Möglichkeiten des Arbeitnehmers

Bei Verletzungen des Arbeitsgesetzes und der entsprechenden Verordnungen (vorliegend Verordnung 3) durch den Arbeitgeber ist es einem Arbeitnehmer erlaubt, sich an die Vollzugsbehörden des Arbeitsgesetzes (in der Regel die kantonalen Arbeitsämter) zu wenden. Die Wegleitung erläutert die Regelungen des Arbeitsgesetzes. Beschwerden werden vertraulich behandelt, die Arbeitsinspektoren unterstehen dem Amtsgeheimnis.
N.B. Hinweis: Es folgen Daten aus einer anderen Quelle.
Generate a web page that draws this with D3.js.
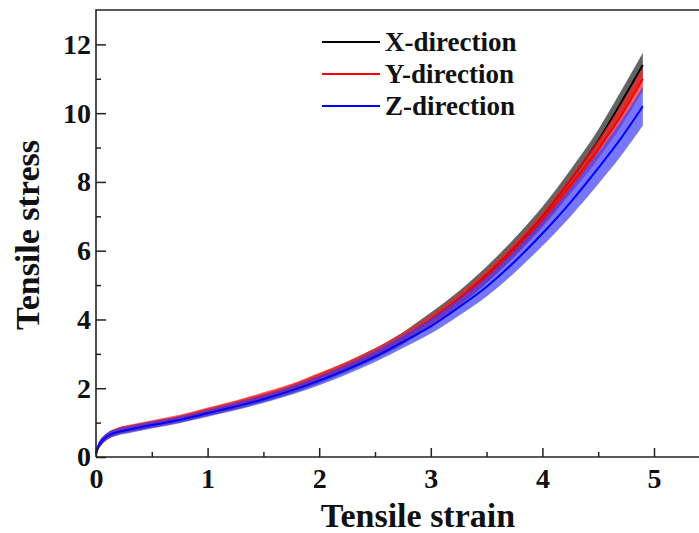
<!DOCTYPE html>
<html><head><meta charset="utf-8">
<script src="https://cdn.jsdelivr.net/npm/d3@7/dist/d3.min.js"></script>
<style>body{margin:0;background:#fff}svg{display:block}</style>
</head><body>
<svg id="c" width="699" height="533"></svg>
<script>
const strain = [0, 0.02, 0.05, 0.1, 0.2, 0.3, 0.5, 0.75, 1.0, 1.25, 1.5, 1.75, 2.0, 2.25, 2.5, 2.75, 3.0, 3.25, 3.5, 3.75, 4.0, 4.25, 4.5, 4.7, 4.9];
const stressX = [0.1, 0.3, 0.45, 0.6, 0.75, 0.82, 0.95, 1.1, 1.3, 1.5, 1.72, 1.97, 2.28, 2.62, 3.0, 3.45, 4.0, 4.6, 5.3, 6.1, 7.0, 8.05, 9.2, 10.28, 11.4];
const errX    = [0.06, 0.09, 0.1, 0.1, 0.1, 0.1, 0.1, 0.1, 0.11, 0.12, 0.12, 0.13, 0.14, 0.15, 0.16, 0.18, 0.2, 0.22, 0.24, 0.26, 0.28, 0.3, 0.32, 0.34, 0.36];
const stressY = [0.1, 0.3, 0.45, 0.6, 0.76, 0.84, 0.97, 1.13, 1.33, 1.53, 1.76, 2.01, 2.32, 2.65, 3.02, 3.46, 3.98, 4.57, 5.25, 6.03, 6.9, 7.9, 8.95, 9.9, 11.0];
const errY    = [0.06, 0.09, 0.1, 0.1, 0.1, 0.1, 0.1, 0.1, 0.11, 0.11, 0.12, 0.12, 0.13, 0.13, 0.14, 0.15, 0.16, 0.17, 0.18, 0.2, 0.22, 0.25, 0.28, 0.31, 0.34];
const stressZ = [0.1, 0.3, 0.45, 0.6, 0.73, 0.8, 0.93, 1.08, 1.27, 1.47, 1.68, 1.93, 2.22, 2.55, 2.92, 3.35, 3.8, 4.35, 4.95, 5.68, 6.5, 7.4, 8.4, 9.25, 10.2];
const errZ    = [0.06, 0.09, 0.1, 0.1, 0.1, 0.1, 0.1, 0.1, 0.1, 0.11, 0.11, 0.12, 0.13, 0.14, 0.16, 0.18, 0.21, 0.24, 0.28, 0.32, 0.36, 0.41, 0.46, 0.51, 0.56];
const seriesNames = ["X-direction", "Y-direction", "Z-direction"];
const xTicks = [0, 1, 2, 3, 4, 5];
const yTicks = [0, 2, 4, 6, 8, 10, 12];

const series = [
  {name: seriesNames[0], v: stressX, e: errX, line: "#000000", band: "rgba(40,40,40,0.72)"},
  {name: seriesNames[1], v: stressY, e: errY, line: "#ff0000", band: "rgba(255,30,30,0.7)"},
  {name: seriesNames[2], v: stressZ, e: errZ, line: "#0000ff", band: "rgba(60,60,255,0.7)"}
];

const svg = d3.select("#c");
const m = {left: 96, top: 10, bottom: 457};
const x = d3.scaleLinear().domain([0, 5.5]).range([m.left, m.left + 5.5 * 111.6]);
const y = d3.scaleLinear().domain([0, 13]).range([m.bottom, m.top]);
const font = "'Liberation Serif', 'Times New Roman', serif";

// bands and lines
const g = svg.append("g");
series.forEach(s => {
  const pts = strain.map((d, i) => ({x: d, v: s.v[i], e: s.e[i]}));
  const area = d3.area().x(d => x(d.x)).y0(d => y(d.v - d.e)).y1(d => y(d.v + d.e)).curve(d3.curveMonotoneX);
  g.append("path").attr("d", area(pts)).attr("fill", s.band);
  const line = d3.line().x(d => x(d.x)).y(d => y(d.v)).curve(d3.curveMonotoneX);
  g.append("path").attr("d", line(pts)).attr("fill", "none").attr("stroke", s.line).attr("stroke-width", 2);
});

// axes
const axisColor = "#222";
const xAxis = d3.axisBottom(x).tickValues(xTicks).tickSize(-9).tickPadding(11).tickFormat(d3.format("d"));
const xMinor = d3.axisBottom(x).tickValues(d3.range(0.5, 5.5, 1)).tickSize(-5).tickFormat("");
const yAxis = d3.axisLeft(y).tickValues(yTicks).tickSize(-10).tickPadding(5).tickFormat(d3.format("d"));
const yMinor = d3.axisLeft(y).tickValues(d3.range(1, 13, 2)).tickSize(-5).tickFormat("");

function style(sel) {
  sel.select(".domain").remove();
  sel.selectAll("line").attr("stroke", axisColor).attr("stroke-width", 1.5);
  sel.selectAll("text").attr("font-family", font).attr("font-weight", "bold").attr("font-size", 28).attr("fill", "#111");
}
svg.append("g").attr("transform", `translate(0,${m.bottom})`).call(xAxis).call(style);
svg.append("g").attr("transform", `translate(0,${m.bottom})`).call(xMinor).call(style);
svg.append("g").attr("transform", `translate(${m.left},0)`).call(yAxis).call(style);
svg.append("g").attr("transform", `translate(${m.left},0)`).call(yMinor).call(style);

// frame
svg.append("path").attr("d", `M${m.left},${m.bottom}H699M${m.left},${m.bottom}V${m.top}H699`)
  .attr("fill", "none").attr("stroke", axisColor).attr("stroke-width", 1.6);

// titles
svg.append("text").attr("x", 418).attr("y", 527).attr("text-anchor", "middle")
  .attr("font-family", font).attr("font-weight", "bold").attr("font-size", 34).attr("fill", "#111").text("Tensile strain");
svg.append("text").attr("transform", "translate(39,235) rotate(-90)").attr("text-anchor", "middle")
  .attr("font-family", font).attr("font-weight", "bold").attr("font-size", 34).attr("fill", "#111").text("Tensile stress");

// legend
const lg = svg.append("g");
series.forEach((s, i) => {
  const yy = 42 + i * 32;
  lg.append("line").attr("x1", 322).attr("x2", 380).attr("y1", yy).attr("y2", yy).attr("stroke", s.line).attr("stroke-width", 2);
  lg.append("text").attr("x", 385).attr("y", yy + 9).attr("font-family", font).attr("font-weight", "bold")
    .attr("font-size", 27).attr("fill", "#111").text(s.name);
});
</script>
</body></html>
Diese können vom Betrieb verlangen, dass angemessene Massnahmen getroffen werden, sofern die Gesundheit der Arbeitnehmer ungenügend geschützt ist. Auf diese Weise kann ein Arbeitnehmer einer direkten Konfrontation mit dem Arbeitgeber ausweichen. Zudem ist bei Verletzungen des Arbeitsgesetzes sowie der Verordnungen gleich wie bei einer Verletzung des Obligationenrechts eine Klage auf Schadenersatz und Genugtuung möglich, sofern die entsprechenden Voraussetzungen gegeben sind. In gravierenden Fällen kann eine Arbeitsverweigerung nach vorgängiger Abmahnung zulässig sein. Der Arbeitgeber gerät diesfalls in Annahmeverzug und bleibt lohnzahlungspflichtig.